The more you drill down into the curious history of racial categorization for Spanish speakers, the stranger it actually gets. For example, most Americans don't know that George Washington, himself, approved the Naturalization Act of 1790, which actually barred any Puerto Ricans who were not of the "white race" from applying for U.S. citizenship, and that, up until the middle of the 20th Century, only Puerto Rican immigrants of the "white race" could become naturalized citizens of the United States.
With that as context, we can readily understand that racial-self identification in Puerto Rico, despite the population's strong African slave heritage, is a much different thing than it is here. In fact, Puerto Rican racial categorization is done almost 180 degrees differently than in the U.S.
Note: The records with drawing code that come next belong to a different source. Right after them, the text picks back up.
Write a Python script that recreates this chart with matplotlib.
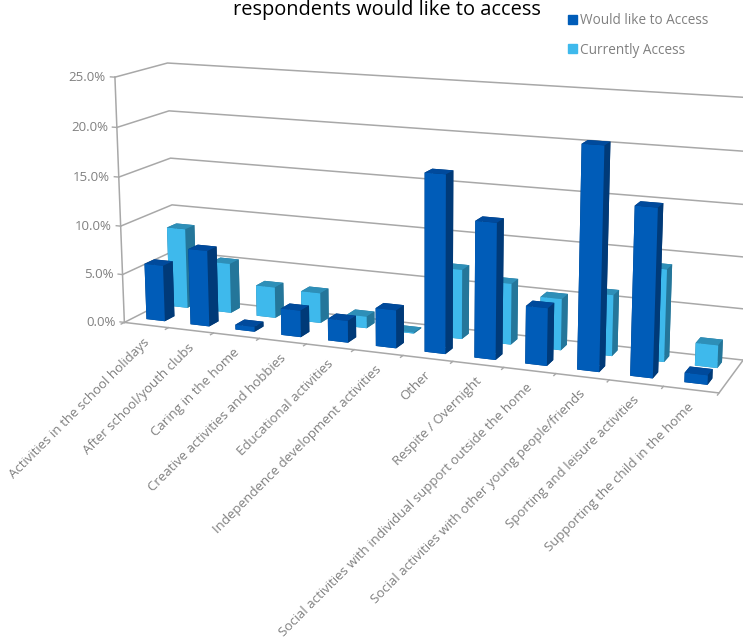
import matplotlib
matplotlib.use("Agg")
import numpy as np
import matplotlib.pyplot as plt
from matplotlib.patches import Patch
from mpl_toolkits.mplot3d import proj3d

plt.rcParams['font.family'] = ['Open Sans', 'DejaVu Sans']

categories = ["Activities in the school holidays", "After school/youth clubs", "Caring in the home",
              "Creative activities and hobbies", "Educational activities",
              "Independence development activities", "Other", "Respite / Overnight",
              "Social activities with individual support outside the home",
              "Social activities with other young people/friends",
              "Sporting and leisure activities", "Supporting the child in the home"]
would_like = [5.8, 7.8, 0.5, 2.7, 2.2, 3.8, 17.5, 13.3, 5.6, 21.3, 16.0, 0.9]
currently = [8.4, 5.2, 3.2, 3.1, 1.2, 0.1, 7.0, 6.1, 5.1, 6.0, 9.0, 2.2]
z_ticks = [0, 5, 10, 15, 20, 25]
z_labels = ["0.0%", "5.0%", "10.0%", "15.0%", "20.0%", "25.0%"]

# face order for bar3d: bottom, top, front, back, left, right
dark = ["#003f80", "#004a9c", "#005cb8", "#003a78", "#003a78", "#003a78"]
light = ["#2a86ad", "#2e8fb8", "#3eb9ec", "#24769a", "#24769a", "#24769a"]
grid_col = "#a8a8a8"
text_col = "#808080"

fig = plt.figure(figsize=(7.43, 6.38), dpi=100)
ax = fig.add_axes([78/743, 77/638, 672/743, 672/638], projection='3d', computed_zorder=False)
ax.set_proj_type('persp', focal_length=0.5)
ax.view_init(elev=13, azim=-68.5)
ax.set_box_aspect((642, 110, 264))
n = len(categories)
ax.set_xlim(0, n)
ax.set_ylim(0, 2)
ax.set_zlim(0, 25)
ax.set_axis_off()
ax.patch.set_alpha(0)
M = ax.get_proj()


def label_at(x, y, z, s, dx, dy, **kw):
    x2, y2, _ = proj3d.proj_transform(x, y, z, M)
    ax.annotate(s, xy=(x2, y2), xycoords='data', xytext=(dx, dy), textcoords='offset pixels',
                color=text_col, fontsize=9.5, annotation_clip=False, **kw)


# walls
for z in z_ticks:
    ax.plot([0, 0, n], [0, 2, 2], [z, z, z], color=grid_col, lw=1.1, zorder=1)
ax.plot([0, n, n], [0, 0, 2], [0, 0, 0], color=grid_col, lw=1.1, zorder=1)
ax.plot([0, 0], [0, 0], [0, 25], color=grid_col, lw=1.1, zorder=1)

# ticks
for i in range(n + 1):
    ax.plot([i, i], [0, -0.12], [0, 0], color=grid_col, lw=1, zorder=1)
for z, lab in zip(z_ticks, z_labels):
    ax.plot([0, -0.1], [0, 0], [z, z], color=grid_col, lw=1, zorder=1)
    label_at(0, 0, z, lab, -9, 0, ha='right', va='center')

for i, lab in enumerate(categories):
    label_at(i + 0.5, 0, 0, lab, 1, -15, rotation=45, rotation_mode='anchor', ha='right', va='center')

# bars, back row first then front row, left to right
bw = 0.42
bd = 0.38
for i, v in enumerate(currently):
    ax.bar3d(i + 0.45 - bw/2, 1.55 - bd/2, 0, bw, bd, v, color=light, shade=False, zorder=10 + i)
for i, v in enumerate(would_like):
    ax.bar3d(i + 0.5 - bw/2, 0.55 - bd/2, 0, bw, bd, v, color=dark, shade=False, zorder=30 + i)

fig.text(387/743, 1 - 15/638, "respondents would like to access", ha='center', va='baseline',
         fontsize=14.4, color='black')
fig.legend(handles=[Patch(color="#005cb8", label="Would like to Access"),
                    Patch(color="#3eb9ec", label="Currently Access")],
           loc='upper left', bbox_to_anchor=(556/743, 1 - 1/638), frameon=False, fontsize=9.8,
           labelcolor=text_col, labelspacing=1.05, handlelength=0.65, handleheight=0.65, handletextpad=0.2)

fig.savefig("out.png", dpi=100)
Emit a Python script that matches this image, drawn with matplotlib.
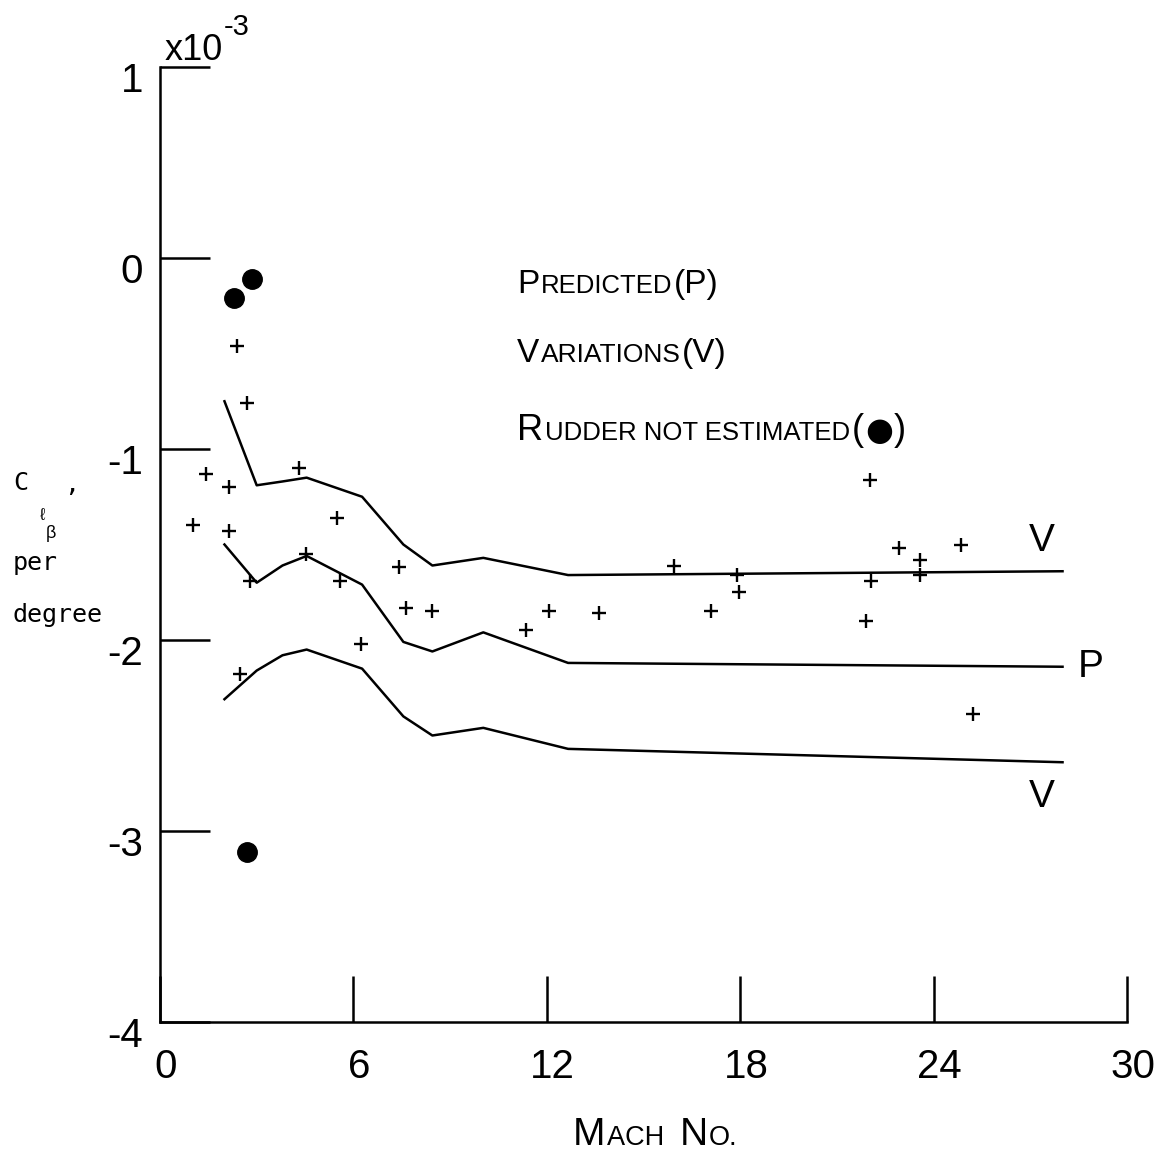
import numpy as np
import matplotlib.pyplot as plt
import matplotlib.transforms as mtransforms

#--------------------Data---------------------------------------------
mach_curve = [2.0, 3.0, 3.8, 4.55, 6.27, 7.55, 8.45, 10.03, 12.66, 28.0]
upper_v = [-0.75, -1.19, -1.17, -1.15, -1.25, -1.50, -1.61, -1.57, -1.66, -1.64]
predicted = [-1.50, -1.70, -1.61, -1.56, -1.71, -2.01, -2.06, -1.96, -2.12, -2.14]
lower_v = [-2.31, -2.16, -2.08, -2.05, -2.15, -2.40, -2.50, -2.46, -2.57, -2.64]

test_mach = [2.40, 2.69, 4.32, 1.42, 2.15, 1.01, 2.13, 5.48, 4.52, 2.79, 7.43, 5.58,
             7.62, 8.43, 6.23, 2.48, 11.36, 12.07, 13.62, 15.95, 17.10, 17.90, 17.96,
             22.03, 21.90, 22.06, 22.93, 23.58, 23.58, 24.85, 25.22]
test_clb = [-0.46, -0.76, -1.10, -1.13, -1.20, -1.40, -1.43, -1.36, -1.55, -1.69, -1.62, -1.69,
            -1.83, -1.85, -2.02, -2.18, -1.95, -1.85, -1.86, -1.61, -1.85, -1.66, -1.75,
            -1.16, -1.90, -1.69, -1.52, -1.58, -1.66, -1.50, -2.39]

no_rudder_mach = [2.86, 2.30, 2.69]
no_rudder_clb = [-0.11, -0.21, -3.11]

x_ticks = [0, 6, 12, 18, 24, 30]
y_ticks = [1, 0, -1, -2, -3, -4]
y_tick_labels = ['1', '0', '-1', '-2', '-3', '-4']

#--------------------Style--------------------------
W, H = 1154, 1153
FONT = ['Liberation Sans', 'DejaVu Sans']
MONO = 'DejaVu Sans Mono'
LW = 1.8

plt.rcParams['font.family'] = FONT
plt.rcParams['mathtext.default'] = 'regular'

fig = plt.figure(figsize=(W / 100, H / 100), dpi=100)
ax = fig.add_axes([160 / W, 131 / H, 967 / W, 955 / H])

ax.plot(mach_curve, upper_v, color='black', lw=LW)
ax.plot(mach_curve, predicted, color='black', lw=LW)
ax.plot(mach_curve, lower_v, color='black', lw=LW)
ax.plot(test_mach, test_clb, ls='none', marker='+', ms=10, mew=1.7, color='black')
ax.plot(no_rudder_mach, no_rudder_clb, ls='none', marker='o', ms=14, color='black')

ax.set_xlim(0, 30)
ax.set_ylim(-4, 1)
ax.spines['top'].set_visible(False)
ax.spines['right'].set_visible(False)
for sp in ['left', 'bottom']:
    ax.spines[sp].set_linewidth(LW)

ax.set_xticks(x_ticks)
ax.set_xticklabels([str(t) for t in x_ticks])
ax.set_yticks(y_ticks)
ax.set_yticklabels(y_tick_labels)
ax.tick_params(axis='x', direction='in', length=33, width=LW, pad=19, labelsize=29)
ax.tick_params(axis='y', direction='in', length=36, width=LW, pad=12, labelsize=29)

# labels sit a bit off their ticks in the original
dy = mtransforms.ScaledTranslation(0, -10 / 100, fig.dpi_scale_trans)
for lab in ax.get_yticklabels():
    lab.set_transform(lab.get_transform() + dy)
dx = mtransforms.ScaledTranslation(6 / 100, 0, fig.dpi_scale_trans)
for lab in ax.get_xticklabels():
    lab.set_transform(lab.get_transform() + dx)

# curve tags
ax.text(27.37, -1.48, 'V', fontsize=28, ha='center', va='center')
ax.text(28.86, -2.14, 'P', fontsize=28, ha='center', va='center')
ax.text(27.37, -2.82, 'V', fontsize=28, ha='center', va='center')


def fig_text(x, y, s, **kw):
    # x, y in pixels from the top-left corner, y is the baseline
    return fig.text(x / W, (H - y) / H, s, va='baseline', ha='left', **kw)


def small_caps(x, y, parts):
    # parts: (text, size) or (text, size, family), drawn one after another
    r = fig.canvas.get_renderer()
    for p in parts:
        s, size = p[0], p[1]
        fam = p[2] if len(p) > 2 else FONT
        t = fig_text(x, y, s, fontsize=size, family=fam)
        x += t.get_window_extent(r).width
        if s.endswith(' '):
            x += 0.28 * size * 100 / 72
        else:
            x += 1.5


small_caps(517, 293, [('P', 24), ('REDICTED', 18.5), ('(P)', 24)])
small_caps(517, 362, [('V', 24), ('ARIATIONS', 19), ('(V)', 24)])
small_caps(517, 440, [('R', 26), ('UDDER NOT ESTIMATED', 18.5), ('(', 26),
                      ('\u25cf', 23, 'DejaVu Sans'), (')', 26)])
small_caps(573, 1145, [('M', 28), ('ACH ', 19.5), ('N', 28), ('O.', 19.5)])

# exponent above the axis
fig_text(165, 60, 'x10', fontsize=26)
fig_text(224, 35, '-3', fontsize=21)

# y label
fig_text(13, 490, 'C', fontsize=18, family=MONO)
fig_text(40, 520, '\u2113', fontsize=12)
fig_text(46, 538, '\u03b2', fontsize=13)
fig_text(64, 492, ',', fontsize=18, family=MONO)
fig_text(13, 570, 'per', fontsize=18, family=MONO)
fig_text(13, 622, 'degree', fontsize=18, family=MONO)

fig.savefig('out.png', dpi=100)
It's common knowledge, for example, that the Census Bureau and virtually all of American society, beginning early in the 20th Century, has used the "one-drop rule," by law, to determine whether an American citizen is either black or white. If a person has had "one drop of black blood," by those laws, they were considered black.
On the other hand, due largely to a desire to be able to move freely onto the U.S. mainland, Puerto Ricans who could demonstrate having at least one white ancestor, over four generations, could legally be classified as "white." As a result, especially up through the 1950's, every Puerto Rican, no matter their appearance, hair texture, or Negroid features, who could prove "one drop" of white blood was classified as "white," and could be approved for entrance into the U.S.
Strange, huh? Who knew that language and cultural history could have the power to actually change a person's race, on an as-needed basis?
It'll be interesting to watch whether, in the not-too-distant future, people, here, or in Latin America, or in other parts of the world, will still be compelled to place a priority on claiming a stratified, white, self-identification, given the shifts taking place in global economic and military power -- away from the West and toward the East, Middle East, Africa and South America.
Won't it be great, finally, for people to be able to freely claim African and any other diverse heritage, and not feel that their non-white status will bring with it economic and social disadvantage?
Won't it be much better to take pride in our collective heritages and no longer have to, as blacks, continue to address the lingering effects of slavery and second-class citizenship, which still impact our residential patterns, job opportunities and ability to generate family wealth?
Won't it be a real sign of progress to be able to explore the world's various races, ethnicities and cultures -- those that are part of our genealogy, and those that are not -- and not have to be concerned, at all, about how they fit into some racial or social hierarchy?
Won't it be good, finally, to be able to walk into a place of business, anywhere in this country, and to no longer have to wonder if the deck might be stacked against us, simply because we are considered Black, somewhat Black, or not entirely white?
As I watch how the world is evolving, and how nations across the color and language spectrum are now beginning to be recognized as "equal players," in emerging global power centers, I have to think that such a day is coming, fairly soon.
To get a head start on all of this, let's get on with the rest of Black History Month; then, let's get ready for Asian-Pacific Islander Month, in May, National Hispanic Heritage Month, in September, and American Indian Heritage Month, in November.
Hey, we'll know we really have "overcome" when we can all comfortably take interest, also, in German-American Heritage Month, Italian-American Heritage Month and Polish-American Heritage Month, all of which are observed during the month of October.
Oh, and by the way, the way you say "Black History Month," in Spanish, is "Mes de la Historia Negra."
With so many enlightened Spanish-speakers of African descent now living in the U.S., that might just come in handy.
A. Bruce Crawley is president and principal owner of Millennium 3 Management Inc.